Last year was a bad year for airplane manufacturers, with numerous orders cancelled as the price of oil rose and the number of new travelers stalled. But if Sunday’s announcement from Airbus was any evidence, the French manufacturer thinks it can keep the future of flight aloft.
On the eve of the Paris Air Show, Airbus announced its intention to roll an Airbus A380plus, which will add 80 new seats to what is already the largest passenger airplane ever made. The new design also features adjustments to the wings for maximum fuel efficiency and other modifications to maximize the enormous jet’s potential.
The original A380 made its first commercial flight in 2007. The plane — the biggest ever built for non-military flight — can service as many as 853 passengers on a single trip. The planes have 40 percent more usable floorspace than the world’s second largest plane, the Boeing 747. And they go far: Over 8,500 nautical miles to be exact, which is enough to take you from Dallas to Sydney or Dubai to Auckland, New Zealand.
But the A380 hasn’t exactly flown off the shelves. Emirates airline has been the single biggest purchaser of the original A380, but the airline has seen numerous struggles, mainly due to the geopolitical situation in the Gulf and the recent collapse of the price of oil. And other airlines have struggled to find a pragmatic use for the opulent super jet, which has a grand staircase reminiscent of air travel’s 1960s heyday.

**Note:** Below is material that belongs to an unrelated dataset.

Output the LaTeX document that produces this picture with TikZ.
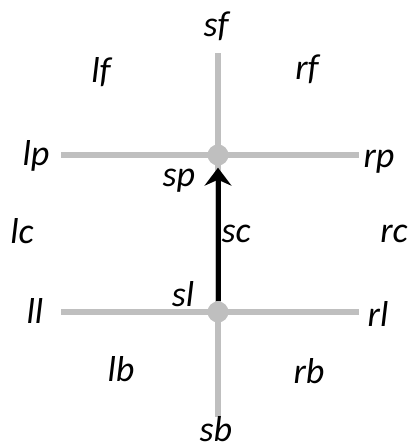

It’s this economic pressure that has led Airbus to announce the revamped A380plus. The new plane comes with wings that would reportedly reduce drag and, crucially, cut down on fuel costs by about 4 percent. While that might sound small, it matters in an industry that’s currently counting every penny, and it could make the A380 more competitive with other, less expensive jetliners. So, too, would reducing the amount of maintenance the plane requires, something Airbus promises the A380 can deliver.
The plane would also allow for either more passengers or more distance, Airbus says. The A380plus has the room for 80 new seats, which would cut the cost of travel for all travelers. Or it could travel an additional 300 nautical miles, which might allow Airbus to take passengers on the longest flight in the world, from Auckland, New Zealand, to Doha, Qatar, a trip currently flown only by the Boeing 777.
That doesn’t mean it’s an entirely easy sell. Test flights will have to prove that the plane meets the new specs it promises. And many are skeptical of the idea that Airbus could add 80 seats without compromising passenger comfort, something the Airbus A380 has prioritized above most other concerns.